Here’s the cold, hard truth; what customers have to say to us is more important than what we have to say to them. One of my cherished mentors put it this way, “God gave us two ears and one mouth so use them accordingly.”
Early in my sales career I needed to hear that wisdom. I needed to hear it a lot. I consider myself a relatively bright fellow, so I reasoned that I needed to prove it to my customers. I couldn’t understand why I was losing business! I learned the hard way that only my customers had the information I needed to know.
That information alone would help me recommend the right solutions to overcome their business challenges and improve their business productivity. They had what I needed and without it I couldn’t provide to them what they needed.
How you get this critical information is simple. Ask. Effective questioning techniques are the most important skill any sales professional can develop. I’ll say it again: Learning how to ask probing questions that uncover customer needs is the most important skill you can develop as a sales professional.

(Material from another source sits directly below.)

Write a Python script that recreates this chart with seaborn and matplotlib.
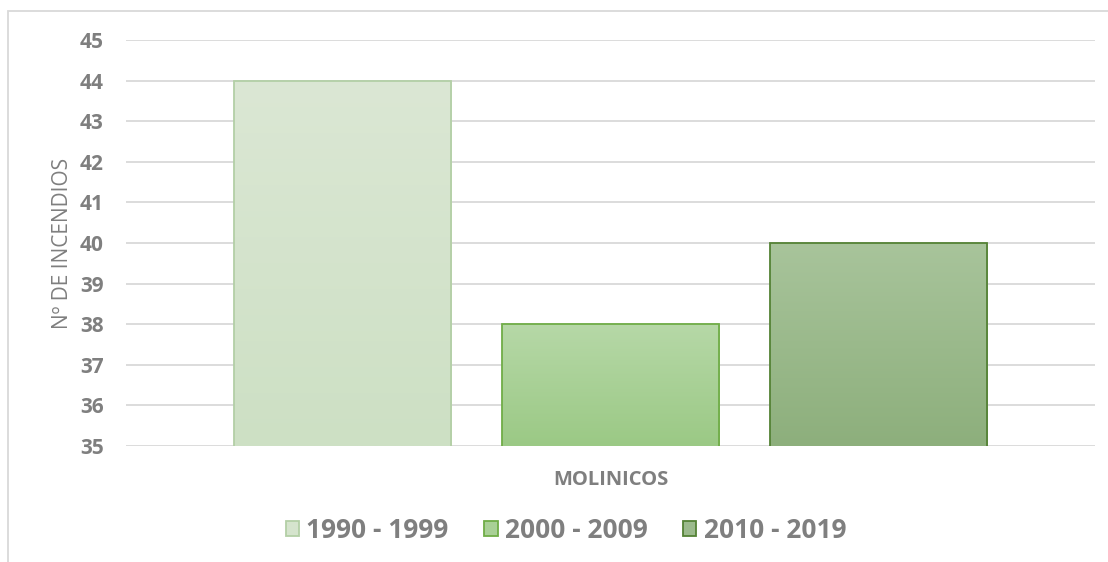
import matplotlib
matplotlib.use('Agg')
import matplotlib.pyplot as plt
import seaborn as sns
import numpy as np
import pandas as pd
from matplotlib.colors import LinearSegmentedColormap
from matplotlib.patches import Patch, Rectangle

# data
municipio = ['MOLINICOS']
periodos = ['1990 - 1999', '2000 - 2009', '2010 - 2019']
incendios = [44, 38, 40]

top_colors = ['#dbe7d4', '#b6d8a7', '#a8c49b']
bottom_colors = ['#cde0c4', '#9bc985', '#8daf7c']
edge_colors = ['#b3cfa6', '#70ad47', '#548235']
mid_colors = ['#d5e4cd', '#a9d096', '#9bba8c']

df = pd.DataFrame({'municipio': municipio * 3,
                   'periodo': periodos,
                   'incendios': incendios})

sns.set_style('white')
plt.rcParams['font.family'] = ['Open Sans', 'DejaVu Sans']
gray = '#7f7f7f'

fig = plt.figure(figsize=(11.08, 5.62), dpi=100)
ax = fig.add_axes([126/1108, 116/562, 969/1108, 406/562])

sns.barplot(data=df, x='municipio', y='incendios', hue='periodo',
            hue_order=periodos, palette=mid_colors, width=0.83, gap=0.19,
            legend=False, ax=ax)

ymin, ymax = 35, 45
for i, p in enumerate(ax.patches):
    x0 = p.get_x()
    w = p.get_width()
    h = p.get_height()
    cmap = LinearSegmentedColormap.from_list('g%d' % i, [bottom_colors[i], top_colors[i]])
    grad = np.linspace(0, 1, 256).reshape(-1, 1)
    im = ax.imshow(grad, cmap=cmap, origin='lower', aspect='auto',
                   extent=[x0, x0 + w, ymin, h], zorder=2)
    im.set_clip_path(p)
    p.set_facecolor('none')
    p.set_edgecolor(edge_colors[i])
    p.set_linewidth(1.3)
    p.set_zorder(3)

ax.set_xlim(-0.5, 0.5)
ax.set_ylim(ymin, ymax)
ax.set_yticks(range(35, 46))
ax.yaxis.grid(True, color='#d9d9d9', linewidth=1.3, zorder=0)
ax.set_axisbelow(True)
for s in ax.spines.values():
    s.set_visible(False)
ax.tick_params(axis='both', length=0, colors=gray)
ax.tick_params(axis='y', pad=16)
ax.tick_params(axis='x', pad=17)
for lbl in ax.get_yticklabels():
    lbl.set_fontweight('bold')
    lbl.set_fontsize(15)
for lbl in ax.get_xticklabels():
    lbl.set_fontweight('bold')
    lbl.set_fontsize(14.5)

ax.set_xlabel('')
ax.set_ylabel('Nº DE INCENDIOS', color=gray, fontsize=15, labelpad=5)

handles = [Patch(facecolor=mid_colors[i], edgecolor=edge_colors[i], linewidth=1.3)
           for i in range(3)]
leg = fig.legend(handles, periodos, loc='center', bbox_to_anchor=(566/1108, 32/562),
                 ncol=3, frameon=False, handlelength=0.5, handleheight=0.5,
                 handletextpad=0.27, columnspacing=1.36,
                 prop={'weight': 'bold', 'size': 19})
for t in leg.get_texts():
    t.set_color(gray)

# outer chart frame
fig.patches.append(Rectangle((8/1108, -0.1), 1.2, 1 - 11/562 + 0.1,
                             transform=fig.transFigure, fill=False,
                             edgecolor='#d9d9d9', linewidth=1.3))

fig.savefig('out.png', dpi=100)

Only questions will allow you to uncover what you don’t know. Only questions will help you dig deeper into a customer’s business and learn about what makes it tick (or not tick). Only questions will help you learn what your customer is really thinking.
How do you feel about the importance of asking questions? What types of questions have you found effective in identifying customer needs? Who do you question within a customer’s organization to obtain key information?

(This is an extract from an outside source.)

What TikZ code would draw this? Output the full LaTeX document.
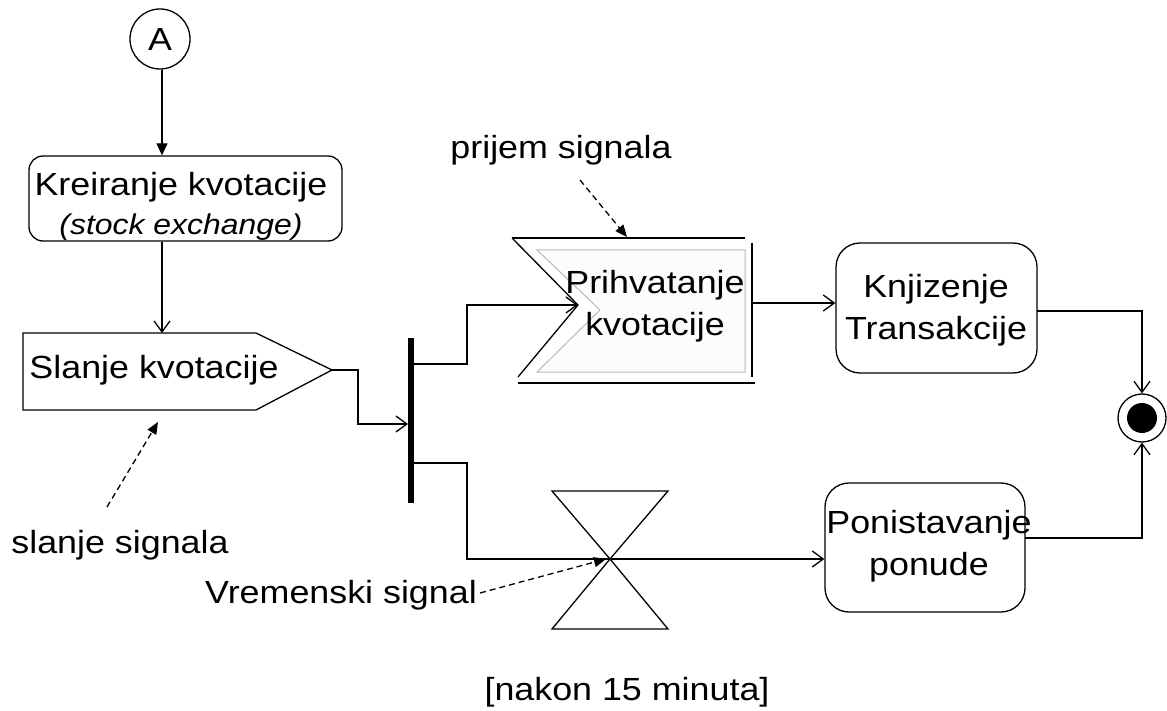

See what I just did there? With three questions I would have learned a great deal about you and your approach to effective questioning techniques. I would have learned how you feel about the concept I’m trying to sell to you in this article. I would have gotten a better sense of the types of questions you use when interviewing your customers, and I would have better understood where you go to get the information you need from your customers.
You just told me enough about you so that I can better help you become better the questions you ask, why you ask them and who you ask to get the info you need.
One last thing on the importance of asking questions and this is critical. You have to listen for the answers.
10. That almost all development is, in fact, self-development and that personal growth is the product of practice, observation and self-correction.
Learning is a journey, not a destination. Since change is constant, learning needs to be as well. Mistakes are essential to effective learning. If we don’t make mistakes, we can’t learn how to avoid them in the future. I’ve learned from my success too, but failure has taught me a lot more.
What is the solution for learning better questioning techniques? Ask more questions. Learn what works and what doesn’t. Learn what types of questions work best with different customer personality types. Learn and then apply what you’ve learned. I love this line from the Clint Eastwood movie Heartbreak Ridge: “Improvise, Adapt and Overcome.”
Don’t be afraid to try new things. Study different selling methods and approaches. Strive not only to replicate, but to innovate. If you’re not learning, you’re losing.
I hope you’ve found this series informative and helpful. Make up your mind to help, not sell to, your customers. Make up your mind to listen more than you speak. Make up your mind to never stop learning. Make up your mind. It’s the key to being an invaluable asset to your customers, your organization and yourself.